With the labor ministry revisiting relevant legislation this month, large companies in Japan will soon be required to disclose gender pay gaps among their employees, making it the first country in Asia Pacific to do so. As the new change could take place as early as this year, our colleagues from Jones Day Tokyo will give an overview of the new rule and discuss if the new requirement can solve Japan’s stubborn gender inequality problem.
The new disclosure requirement, covering any company over 300 employees, aims to encourage businesses to reduce the gap and to promote female participation in the workforce to solve the nation’s chronic labor shortage.
Companies are required to compare the average pay of female employees to male employees and must separately disclose the gender pay gap among permanent workers and non-permanent workers.

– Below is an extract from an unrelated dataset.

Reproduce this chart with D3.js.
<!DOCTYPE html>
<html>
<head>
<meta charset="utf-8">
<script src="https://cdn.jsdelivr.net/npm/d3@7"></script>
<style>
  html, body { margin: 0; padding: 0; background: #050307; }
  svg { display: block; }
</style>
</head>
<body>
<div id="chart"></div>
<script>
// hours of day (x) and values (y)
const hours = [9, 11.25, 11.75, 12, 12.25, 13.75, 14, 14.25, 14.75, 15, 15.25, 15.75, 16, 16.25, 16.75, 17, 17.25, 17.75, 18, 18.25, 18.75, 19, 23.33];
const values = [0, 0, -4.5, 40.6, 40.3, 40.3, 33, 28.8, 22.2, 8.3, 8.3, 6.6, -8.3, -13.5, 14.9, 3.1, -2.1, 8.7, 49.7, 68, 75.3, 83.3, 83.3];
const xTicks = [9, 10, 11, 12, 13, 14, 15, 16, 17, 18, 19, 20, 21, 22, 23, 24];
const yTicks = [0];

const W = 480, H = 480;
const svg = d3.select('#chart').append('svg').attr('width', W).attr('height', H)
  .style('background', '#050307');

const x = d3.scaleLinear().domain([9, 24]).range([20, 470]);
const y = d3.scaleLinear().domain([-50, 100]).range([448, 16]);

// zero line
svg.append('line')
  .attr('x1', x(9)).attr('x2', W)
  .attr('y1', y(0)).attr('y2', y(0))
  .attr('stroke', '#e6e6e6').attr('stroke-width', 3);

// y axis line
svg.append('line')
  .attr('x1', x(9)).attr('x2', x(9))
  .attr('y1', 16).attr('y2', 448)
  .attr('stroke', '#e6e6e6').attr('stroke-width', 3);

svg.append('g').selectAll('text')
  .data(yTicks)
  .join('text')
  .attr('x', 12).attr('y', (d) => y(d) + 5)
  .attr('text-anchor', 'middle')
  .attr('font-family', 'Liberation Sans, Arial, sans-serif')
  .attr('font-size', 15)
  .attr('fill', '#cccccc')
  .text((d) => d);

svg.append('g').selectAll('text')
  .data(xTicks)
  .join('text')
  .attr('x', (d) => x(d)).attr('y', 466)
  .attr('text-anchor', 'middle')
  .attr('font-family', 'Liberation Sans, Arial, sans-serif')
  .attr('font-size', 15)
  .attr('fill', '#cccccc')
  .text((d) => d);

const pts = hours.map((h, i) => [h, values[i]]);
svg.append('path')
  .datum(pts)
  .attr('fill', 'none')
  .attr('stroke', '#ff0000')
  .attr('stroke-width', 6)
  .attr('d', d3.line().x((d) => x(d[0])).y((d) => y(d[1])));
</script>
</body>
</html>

Employers can choose to provide such information on their websites or through other means, within about three months before the end of their business year, meaning some companies might need to make the disclosures as early as October.

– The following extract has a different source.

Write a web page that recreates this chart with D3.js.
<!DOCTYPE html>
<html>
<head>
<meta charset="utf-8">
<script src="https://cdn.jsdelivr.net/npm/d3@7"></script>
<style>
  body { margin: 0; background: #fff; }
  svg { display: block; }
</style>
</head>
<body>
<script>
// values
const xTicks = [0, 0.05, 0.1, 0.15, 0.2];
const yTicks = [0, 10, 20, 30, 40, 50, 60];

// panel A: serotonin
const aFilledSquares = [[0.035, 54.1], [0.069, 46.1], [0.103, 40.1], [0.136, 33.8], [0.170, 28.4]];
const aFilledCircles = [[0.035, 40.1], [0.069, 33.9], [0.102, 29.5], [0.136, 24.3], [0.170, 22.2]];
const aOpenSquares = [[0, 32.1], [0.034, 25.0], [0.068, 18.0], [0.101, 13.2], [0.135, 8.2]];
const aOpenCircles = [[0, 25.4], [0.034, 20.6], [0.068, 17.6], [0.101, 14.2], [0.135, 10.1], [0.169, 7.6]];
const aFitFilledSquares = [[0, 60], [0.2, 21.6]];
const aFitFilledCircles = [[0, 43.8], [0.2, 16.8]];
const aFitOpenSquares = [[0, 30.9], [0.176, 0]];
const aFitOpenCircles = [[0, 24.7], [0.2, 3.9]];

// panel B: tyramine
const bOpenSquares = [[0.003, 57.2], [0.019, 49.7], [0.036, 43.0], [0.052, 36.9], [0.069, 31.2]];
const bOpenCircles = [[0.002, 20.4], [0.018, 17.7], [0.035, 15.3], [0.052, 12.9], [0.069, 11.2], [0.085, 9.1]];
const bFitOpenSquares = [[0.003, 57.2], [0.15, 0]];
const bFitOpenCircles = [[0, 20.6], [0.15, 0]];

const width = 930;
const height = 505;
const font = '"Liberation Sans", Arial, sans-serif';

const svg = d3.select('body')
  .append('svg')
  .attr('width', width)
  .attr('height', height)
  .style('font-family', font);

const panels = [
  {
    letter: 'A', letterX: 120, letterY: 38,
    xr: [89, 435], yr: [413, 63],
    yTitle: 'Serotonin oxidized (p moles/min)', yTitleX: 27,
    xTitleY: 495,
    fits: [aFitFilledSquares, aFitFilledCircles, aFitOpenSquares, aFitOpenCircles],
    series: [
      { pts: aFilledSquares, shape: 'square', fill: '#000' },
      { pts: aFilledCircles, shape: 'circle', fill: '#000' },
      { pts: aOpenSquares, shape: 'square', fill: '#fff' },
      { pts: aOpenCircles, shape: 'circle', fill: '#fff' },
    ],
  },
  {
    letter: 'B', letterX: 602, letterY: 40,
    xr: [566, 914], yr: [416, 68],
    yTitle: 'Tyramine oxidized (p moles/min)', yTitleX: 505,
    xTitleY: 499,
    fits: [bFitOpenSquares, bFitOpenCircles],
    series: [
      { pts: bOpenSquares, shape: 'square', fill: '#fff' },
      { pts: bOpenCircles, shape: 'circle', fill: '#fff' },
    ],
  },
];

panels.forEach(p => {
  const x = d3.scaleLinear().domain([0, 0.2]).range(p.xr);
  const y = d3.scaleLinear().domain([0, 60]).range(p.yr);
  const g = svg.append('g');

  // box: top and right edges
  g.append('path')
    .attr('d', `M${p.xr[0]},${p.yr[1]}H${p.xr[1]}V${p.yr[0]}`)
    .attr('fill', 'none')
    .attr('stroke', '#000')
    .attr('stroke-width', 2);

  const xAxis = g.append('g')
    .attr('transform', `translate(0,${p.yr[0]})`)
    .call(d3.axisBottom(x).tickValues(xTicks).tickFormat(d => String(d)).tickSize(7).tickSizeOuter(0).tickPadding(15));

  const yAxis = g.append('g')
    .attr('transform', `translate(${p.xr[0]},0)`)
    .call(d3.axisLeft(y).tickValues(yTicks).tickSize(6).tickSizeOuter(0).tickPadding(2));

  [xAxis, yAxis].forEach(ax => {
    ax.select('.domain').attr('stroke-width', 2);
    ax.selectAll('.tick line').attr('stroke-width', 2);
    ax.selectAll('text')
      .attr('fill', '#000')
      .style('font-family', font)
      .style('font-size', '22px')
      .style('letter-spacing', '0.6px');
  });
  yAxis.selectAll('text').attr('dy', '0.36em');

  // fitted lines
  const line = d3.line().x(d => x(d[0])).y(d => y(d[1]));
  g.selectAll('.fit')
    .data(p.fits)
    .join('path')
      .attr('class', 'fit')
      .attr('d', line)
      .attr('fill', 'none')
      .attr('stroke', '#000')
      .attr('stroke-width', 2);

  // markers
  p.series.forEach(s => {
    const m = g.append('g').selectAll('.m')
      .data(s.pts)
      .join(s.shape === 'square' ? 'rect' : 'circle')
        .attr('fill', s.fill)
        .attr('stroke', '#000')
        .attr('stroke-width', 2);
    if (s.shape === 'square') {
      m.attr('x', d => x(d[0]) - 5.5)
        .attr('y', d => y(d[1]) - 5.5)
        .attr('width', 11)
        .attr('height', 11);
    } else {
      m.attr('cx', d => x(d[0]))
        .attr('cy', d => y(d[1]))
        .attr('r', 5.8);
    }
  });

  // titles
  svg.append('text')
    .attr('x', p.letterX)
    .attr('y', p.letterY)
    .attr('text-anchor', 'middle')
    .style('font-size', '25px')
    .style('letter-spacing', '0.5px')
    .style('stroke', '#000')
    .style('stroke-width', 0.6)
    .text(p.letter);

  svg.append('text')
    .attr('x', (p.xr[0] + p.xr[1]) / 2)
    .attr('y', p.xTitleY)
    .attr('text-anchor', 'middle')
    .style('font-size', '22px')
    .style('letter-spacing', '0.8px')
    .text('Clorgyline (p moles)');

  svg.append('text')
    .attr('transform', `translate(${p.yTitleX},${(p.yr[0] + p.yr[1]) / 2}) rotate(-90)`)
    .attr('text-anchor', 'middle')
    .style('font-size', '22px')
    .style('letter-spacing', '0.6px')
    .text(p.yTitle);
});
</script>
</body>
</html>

Significant disparities are expected, however, without specific repercussions.
Gender inequality is a stubbornly entrenched problem for Japan. It ranked 120 out of 156 countries in the World Economic Forum’s Global Gender Gap Index Report 2021. This not only puts Japan at the bottom of the ladder among its developed country peers, but also lags its neighboring developing country, China, which was ranked 107.
More significantly, Japan’s gender pay gap has not improved but worsened over time. The situation is attributed to women traditionally holding low status positions in the workforce and more than half of them are employed in non-permanent roles which offer limited security, few benefits, low wages and less opportunity for promotion.
The new requirement, however, hasn’t provided any specific repercussions to employers who fail to disclose such information, nor any steps employers should take to narrow the gaps.
Outlook: The surprising move reflects Japan’s determination to encourage women’s participation in the workforce among other initiatives. However, a cultural and societal shift will be needed to change the fundamental gender inequality in Japan.